• EXERCISE DETAILS
Repeat, exactly and in full, the lines of the listing below, but without any pictures.
#### INFORMATION SUPPLIED
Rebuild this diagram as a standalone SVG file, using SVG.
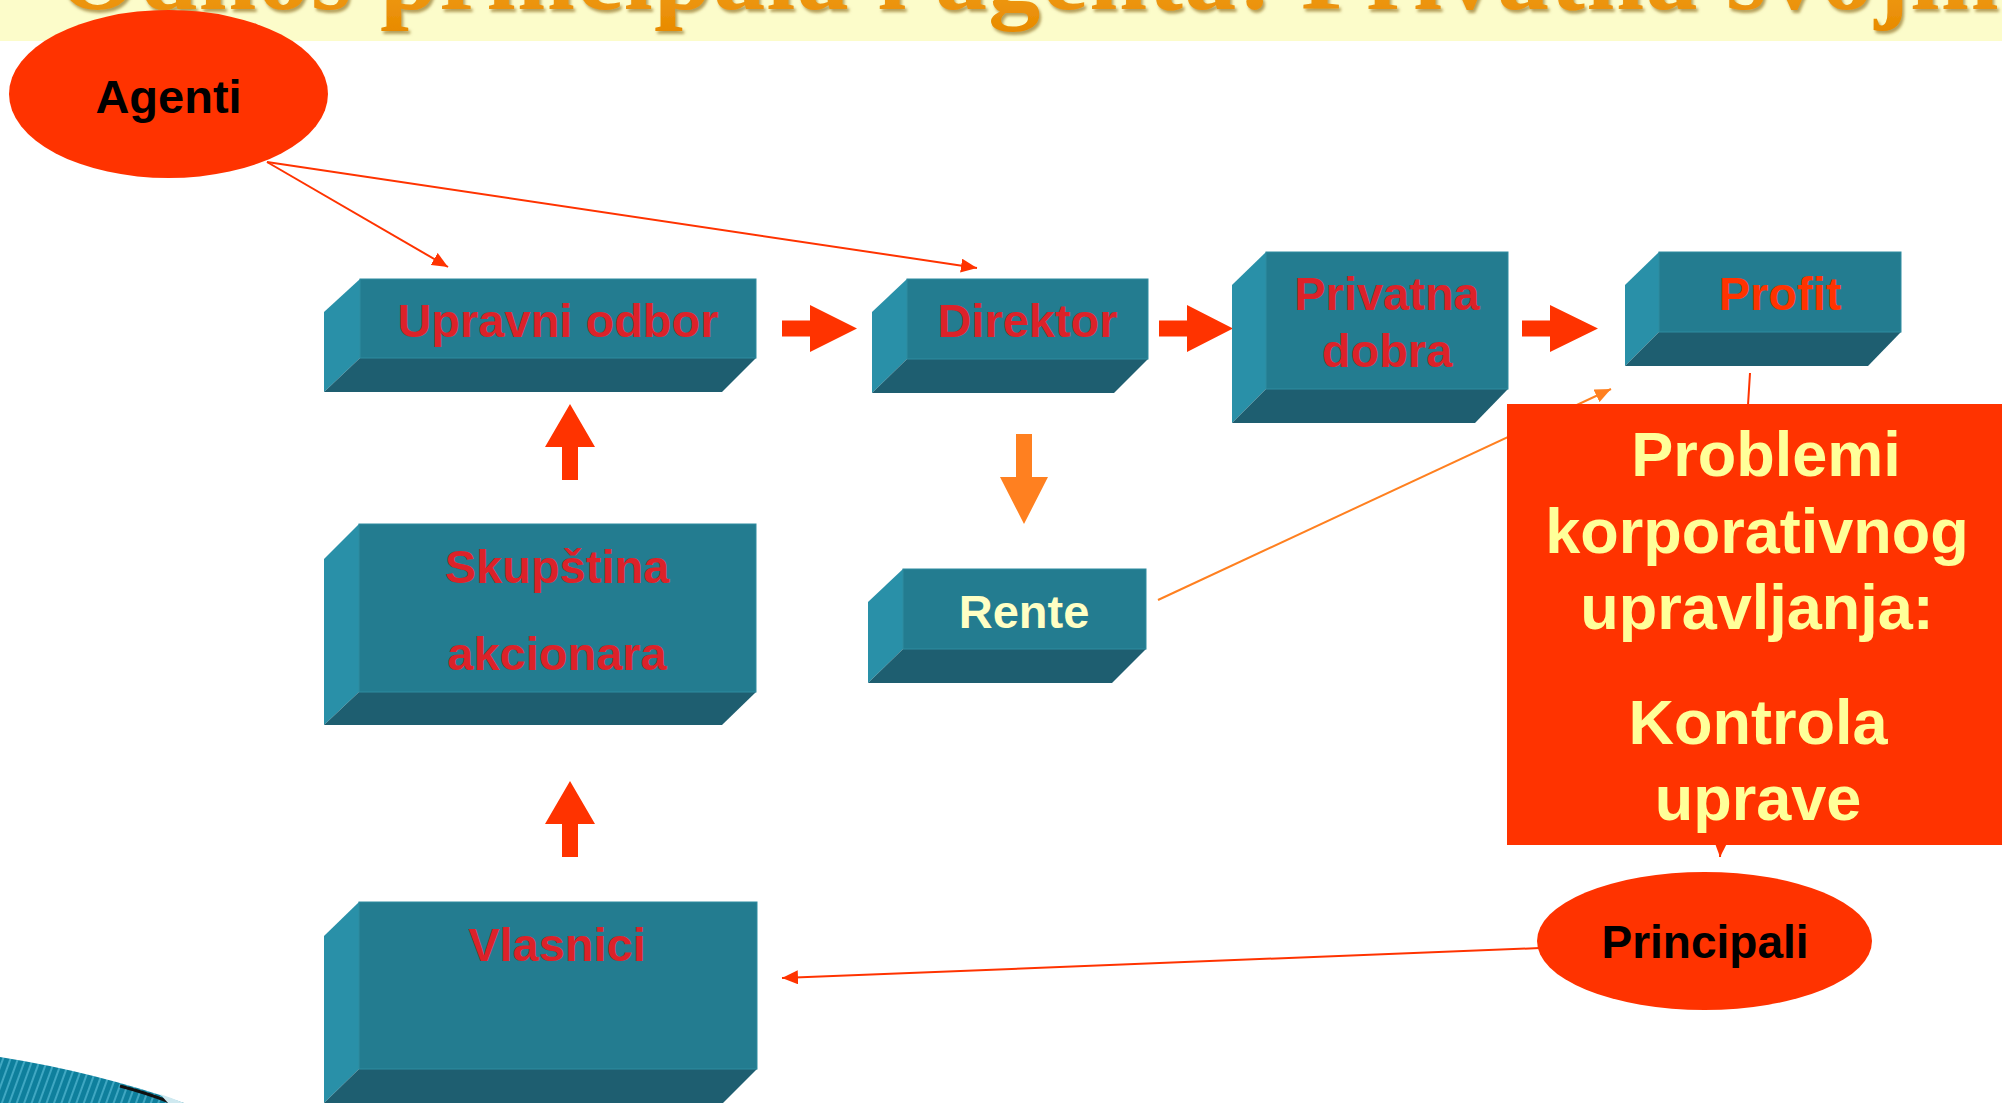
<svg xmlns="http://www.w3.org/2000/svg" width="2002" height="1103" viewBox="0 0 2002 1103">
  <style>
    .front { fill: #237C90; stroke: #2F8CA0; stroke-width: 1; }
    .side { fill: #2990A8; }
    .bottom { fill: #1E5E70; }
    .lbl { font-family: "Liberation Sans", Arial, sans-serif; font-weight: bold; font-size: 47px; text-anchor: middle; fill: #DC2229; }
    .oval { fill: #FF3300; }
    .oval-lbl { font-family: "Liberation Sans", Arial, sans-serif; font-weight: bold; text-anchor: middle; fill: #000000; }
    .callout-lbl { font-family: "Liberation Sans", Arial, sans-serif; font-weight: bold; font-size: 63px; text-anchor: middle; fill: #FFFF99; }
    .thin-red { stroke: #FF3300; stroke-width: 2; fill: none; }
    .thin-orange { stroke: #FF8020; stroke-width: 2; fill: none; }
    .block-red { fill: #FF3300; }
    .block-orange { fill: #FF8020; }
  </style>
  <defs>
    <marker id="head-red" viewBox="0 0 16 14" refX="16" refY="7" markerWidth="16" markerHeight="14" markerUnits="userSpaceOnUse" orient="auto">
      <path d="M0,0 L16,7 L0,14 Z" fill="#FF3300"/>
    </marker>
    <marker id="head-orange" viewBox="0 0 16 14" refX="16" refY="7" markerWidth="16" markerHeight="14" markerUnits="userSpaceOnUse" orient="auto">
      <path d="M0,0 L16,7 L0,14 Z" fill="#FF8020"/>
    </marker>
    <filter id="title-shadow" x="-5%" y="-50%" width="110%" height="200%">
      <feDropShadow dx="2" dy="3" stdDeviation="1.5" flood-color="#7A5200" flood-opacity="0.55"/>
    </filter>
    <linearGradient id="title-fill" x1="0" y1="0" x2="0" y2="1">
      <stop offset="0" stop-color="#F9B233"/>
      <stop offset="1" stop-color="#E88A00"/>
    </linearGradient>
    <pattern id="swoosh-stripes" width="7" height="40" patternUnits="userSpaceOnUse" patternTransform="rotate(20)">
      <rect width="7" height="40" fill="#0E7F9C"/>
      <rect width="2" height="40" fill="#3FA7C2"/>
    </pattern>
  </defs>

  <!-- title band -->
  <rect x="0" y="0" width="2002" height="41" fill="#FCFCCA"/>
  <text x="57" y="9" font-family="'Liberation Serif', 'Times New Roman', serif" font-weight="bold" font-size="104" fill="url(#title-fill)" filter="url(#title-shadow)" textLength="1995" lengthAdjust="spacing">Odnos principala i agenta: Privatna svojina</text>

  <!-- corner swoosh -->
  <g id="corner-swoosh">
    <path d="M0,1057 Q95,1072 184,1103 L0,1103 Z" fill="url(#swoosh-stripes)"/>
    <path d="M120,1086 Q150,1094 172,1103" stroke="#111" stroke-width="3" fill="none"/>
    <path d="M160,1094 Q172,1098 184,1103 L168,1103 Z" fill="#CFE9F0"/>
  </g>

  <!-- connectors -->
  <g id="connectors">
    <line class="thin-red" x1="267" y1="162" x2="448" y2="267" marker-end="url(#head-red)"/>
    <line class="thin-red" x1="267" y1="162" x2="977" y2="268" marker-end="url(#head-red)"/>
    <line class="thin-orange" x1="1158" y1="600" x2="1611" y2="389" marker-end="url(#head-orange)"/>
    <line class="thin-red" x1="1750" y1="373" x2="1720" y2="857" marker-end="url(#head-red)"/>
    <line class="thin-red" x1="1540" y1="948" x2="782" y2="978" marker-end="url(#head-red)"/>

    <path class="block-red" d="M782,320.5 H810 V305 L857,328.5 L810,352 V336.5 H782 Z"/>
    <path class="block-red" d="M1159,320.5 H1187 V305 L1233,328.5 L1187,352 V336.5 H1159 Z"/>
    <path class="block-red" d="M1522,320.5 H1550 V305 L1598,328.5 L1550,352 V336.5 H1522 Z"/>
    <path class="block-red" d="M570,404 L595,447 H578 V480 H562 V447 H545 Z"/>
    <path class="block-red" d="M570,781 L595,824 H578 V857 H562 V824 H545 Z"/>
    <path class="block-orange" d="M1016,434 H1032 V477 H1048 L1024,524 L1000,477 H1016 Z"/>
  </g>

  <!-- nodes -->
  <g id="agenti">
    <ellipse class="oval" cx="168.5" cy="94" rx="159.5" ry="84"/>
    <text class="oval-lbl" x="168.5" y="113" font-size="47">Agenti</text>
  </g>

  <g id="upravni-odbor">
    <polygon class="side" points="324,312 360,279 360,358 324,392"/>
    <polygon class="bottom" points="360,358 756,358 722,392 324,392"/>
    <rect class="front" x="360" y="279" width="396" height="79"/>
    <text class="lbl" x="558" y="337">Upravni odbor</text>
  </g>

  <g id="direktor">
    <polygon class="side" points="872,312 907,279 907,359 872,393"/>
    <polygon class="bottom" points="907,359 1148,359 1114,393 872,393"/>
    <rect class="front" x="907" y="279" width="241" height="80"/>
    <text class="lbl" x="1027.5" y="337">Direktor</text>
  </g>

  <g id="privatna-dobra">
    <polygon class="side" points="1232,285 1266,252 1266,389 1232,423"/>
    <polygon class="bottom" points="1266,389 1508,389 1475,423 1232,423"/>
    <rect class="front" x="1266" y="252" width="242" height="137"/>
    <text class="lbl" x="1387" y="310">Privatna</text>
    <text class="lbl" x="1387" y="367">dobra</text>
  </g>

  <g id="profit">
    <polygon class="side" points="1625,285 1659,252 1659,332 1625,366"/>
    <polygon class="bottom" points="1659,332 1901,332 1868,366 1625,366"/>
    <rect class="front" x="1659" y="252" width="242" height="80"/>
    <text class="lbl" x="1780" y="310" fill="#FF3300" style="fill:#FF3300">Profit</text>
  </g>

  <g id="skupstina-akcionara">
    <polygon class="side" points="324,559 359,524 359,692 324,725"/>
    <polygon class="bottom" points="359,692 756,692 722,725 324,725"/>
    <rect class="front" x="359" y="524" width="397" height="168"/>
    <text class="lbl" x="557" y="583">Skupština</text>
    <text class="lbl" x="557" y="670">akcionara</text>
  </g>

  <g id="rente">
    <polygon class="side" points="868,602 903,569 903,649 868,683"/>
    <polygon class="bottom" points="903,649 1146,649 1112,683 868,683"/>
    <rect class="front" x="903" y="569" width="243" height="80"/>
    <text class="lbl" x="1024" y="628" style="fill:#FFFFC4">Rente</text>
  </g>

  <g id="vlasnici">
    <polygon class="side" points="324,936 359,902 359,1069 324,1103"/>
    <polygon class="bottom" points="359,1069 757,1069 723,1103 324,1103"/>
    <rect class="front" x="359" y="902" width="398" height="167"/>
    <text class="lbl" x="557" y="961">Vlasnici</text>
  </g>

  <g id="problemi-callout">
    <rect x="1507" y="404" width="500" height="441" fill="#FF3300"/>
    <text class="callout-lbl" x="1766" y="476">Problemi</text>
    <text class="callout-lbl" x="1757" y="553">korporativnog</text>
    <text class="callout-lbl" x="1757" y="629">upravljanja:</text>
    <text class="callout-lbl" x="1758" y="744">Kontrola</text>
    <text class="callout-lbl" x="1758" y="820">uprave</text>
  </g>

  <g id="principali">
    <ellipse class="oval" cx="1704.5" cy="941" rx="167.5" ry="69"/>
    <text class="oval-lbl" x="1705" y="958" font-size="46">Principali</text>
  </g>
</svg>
########
• RESULT OF THE EXERCISE
Rebuild this diagram as a standalone SVG file, using SVG.
<svg xmlns="http://www.w3.org/2000/svg" width="2002" height="1103" viewBox="0 0 2002 1103">
  <style>
    .front { fill: #237C90; stroke: #2F8CA0; stroke-width: 1; }
    .side { fill: #2990A8; }
    .bottom { fill: #1E5E70; }
    .lbl { font-family: "Liberation Sans", Arial, sans-serif; font-weight: bold; font-size: 47px; text-anchor: middle; fill: #DC2229; }
    .oval { fill: #FF3300; }
    .oval-lbl { font-family: "Liberation Sans", Arial, sans-serif; font-weight: bold; text-anchor: middle; fill: #000000; }
    .callout-lbl { font-family: "Liberation Sans", Arial, sans-serif; font-weight: bold; font-size: 63px; text-anchor: middle; fill: #FFFF99; }
    .thin-red { stroke: #FF3300; stroke-width: 2; fill: none; }
    .thin-orange { stroke: #FF8020; stroke-width: 2; fill: none; }
    .block-red { fill: #FF3300; }
    .block-orange { fill: #FF8020; }
  </style>
  <defs>
    <marker id="head-red" viewBox="0 0 16 14" refX="16" refY="7" markerWidth="16" markerHeight="14" markerUnits="userSpaceOnUse" orient="auto">
      <path d="M0,0 L16,7 L0,14 Z" fill="#FF3300"/>
    </marker>
    <marker id="head-orange" viewBox="0 0 16 14" refX="16" refY="7" markerWidth="16" markerHeight="14" markerUnits="userSpaceOnUse" orient="auto">
      <path d="M0,0 L16,7 L0,14 Z" fill="#FF8020"/>
    </marker>
    <filter id="title-shadow" x="-5%" y="-50%" width="110%" height="200%">
      <feDropShadow dx="2" dy="3" stdDeviation="1.5" flood-color="#7A5200" flood-opacity="0.55"/>
    </filter>
    <linearGradient id="title-fill" x1="0" y1="0" x2="0" y2="1">
      <stop offset="0" stop-color="#F9B233"/>
      <stop offset="1" stop-color="#E88A00"/>
    </linearGradient>
    <pattern id="swoosh-stripes" width="7" height="40" patternUnits="userSpaceOnUse" patternTransform="rotate(20)">
      <rect width="7" height="40" fill="#0E7F9C"/>
      <rect width="2" height="40" fill="#3FA7C2"/>
    </pattern>
  </defs>

  <!-- title band -->
  <rect x="0" y="0" width="2002" height="41" fill="#FCFCCA"/>
  <text x="57" y="9" font-family="'Liberation Serif', 'Times New Roman', serif" font-weight="bold" font-size="104" fill="url(#title-fill)" filter="url(#title-shadow)" textLength="1995" lengthAdjust="spacing">Odnos principala i agenta: Privatna svojina</text>

  <!-- corner swoosh -->
  <g id="corner-swoosh">
    <path d="M0,1057 Q95,1072 184,1103 L0,1103 Z" fill="url(#swoosh-stripes)"/>
    <path d="M120,1086 Q150,1094 172,1103" stroke="#111" stroke-width="3" fill="none"/>
    <path d="M160,1094 Q172,1098 184,1103 L168,1103 Z" fill="#CFE9F0"/>
  </g>

  <!-- connectors -->
  <g id="connectors">
    <line class="thin-red" x1="267" y1="162" x2="448" y2="267" marker-end="url(#head-red)"/>
    <line class="thin-red" x1="267" y1="162" x2="977" y2="268" marker-end="url(#head-red)"/>
    <line class="thin-orange" x1="1158" y1="600" x2="1611" y2="389" marker-end="url(#head-orange)"/>
    <line class="thin-red" x1="1750" y1="373" x2="1720" y2="857" marker-end="url(#head-red)"/>
    <line class="thin-red" x1="1540" y1="948" x2="782" y2="978" marker-end="url(#head-red)"/>

    <path class="block-red" d="M782,320.5 H810 V305 L857,328.5 L810,352 V336.5 H782 Z"/>
    <path class="block-red" d="M1159,320.5 H1187 V305 L1233,328.5 L1187,352 V336.5 H1159 Z"/>
    <path class="block-red" d="M1522,320.5 H1550 V305 L1598,328.5 L1550,352 V336.5 H1522 Z"/>
    <path class="block-red" d="M570,404 L595,447 H578 V480 H562 V447 H545 Z"/>
    <path class="block-red" d="M570,781 L595,824 H578 V857 H562 V824 H545 Z"/>
    <path class="block-orange" d="M1016,434 H1032 V477 H1048 L1024,524 L1000,477 H1016 Z"/>
  </g>

  <!-- nodes -->
  <g id="agenti">
    <ellipse class="oval" cx="168.5" cy="94" rx="159.5" ry="84"/>
    <text class="oval-lbl" x="168.5" y="113" font-size="47">Agenti</text>
  </g>

  <g id="upravni-odbor">
    <polygon class="side" points="324,312 360,279 360,358 324,392"/>
    <polygon class="bottom" points="360,358 756,358 722,392 324,392"/>
    <rect class="front" x="360" y="279" width="396" height="79"/>
    <text class="lbl" x="558" y="337">Upravni odbor</text>
  </g>

  <g id="direktor">
    <polygon class="side" points="872,312 907,279 907,359 872,393"/>
    <polygon class="bottom" points="907,359 1148,359 1114,393 872,393"/>
    <rect class="front" x="907" y="279" width="241" height="80"/>
    <text class="lbl" x="1027.5" y="337">Direktor</text>
  </g>

  <g id="privatna-dobra">
    <polygon class="side" points="1232,285 1266,252 1266,389 1232,423"/>
    <polygon class="bottom" points="1266,389 1508,389 1475,423 1232,423"/>
    <rect class="front" x="1266" y="252" width="242" height="137"/>
    <text class="lbl" x="1387" y="310">Privatna</text>
    <text class="lbl" x="1387" y="367">dobra</text>
  </g>

  <g id="profit">
    <polygon class="side" points="1625,285 1659,252 1659,332 1625,366"/>
    <polygon class="bottom" points="1659,332 1901,332 1868,366 1625,366"/>
    <rect class="front" x="1659" y="252" width="242" height="80"/>
    <text class="lbl" x="1780" y="310" fill="#FF3300" style="fill:#FF3300">Profit</text>
  </g>

  <g id="skupstina-akcionara">
    <polygon class="side" points="324,559 359,524 359,692 324,725"/>
    <polygon class="bottom" points="359,692 756,692 722,725 324,725"/>
    <rect class="front" x="359" y="524" width="397" height="168"/>
    <text class="lbl" x="557" y="583">Skupština</text>
    <text class="lbl" x="557" y="670">akcionara</text>
  </g>

  <g id="rente">
    <polygon class="side" points="868,602 903,569 903,649 868,683"/>
    <polygon class="bottom" points="903,649 1146,649 1112,683 868,683"/>
    <rect class="front" x="903" y="569" width="243" height="80"/>
    <text class="lbl" x="1024" y="628" style="fill:#FFFFC4">Rente</text>
  </g>

  <g id="vlasnici">
    <polygon class="side" points="324,936 359,902 359,1069 324,1103"/>
    <polygon class="bottom" points="359,1069 757,1069 723,1103 324,1103"/>
    <rect class="front" x="359" y="902" width="398" height="167"/>
    <text class="lbl" x="557" y="961">Vlasnici</text>
  </g>

  <g id="problemi-callout">
    <rect x="1507" y="404" width="500" height="441" fill="#FF3300"/>
    <text class="callout-lbl" x="1766" y="476">Problemi</text>
    <text class="callout-lbl" x="1757" y="553">korporativnog</text>
    <text class="callout-lbl" x="1757" y="629">upravljanja:</text>
    <text class="callout-lbl" x="1758" y="744">Kontrola</text>
    <text class="callout-lbl" x="1758" y="820">uprave</text>
  </g>

  <g id="principali">
    <ellipse class="oval" cx="1704.5" cy="941" rx="167.5" ry="69"/>
    <text class="oval-lbl" x="1705" y="958" font-size="46">Principali</text>
  </g>
</svg>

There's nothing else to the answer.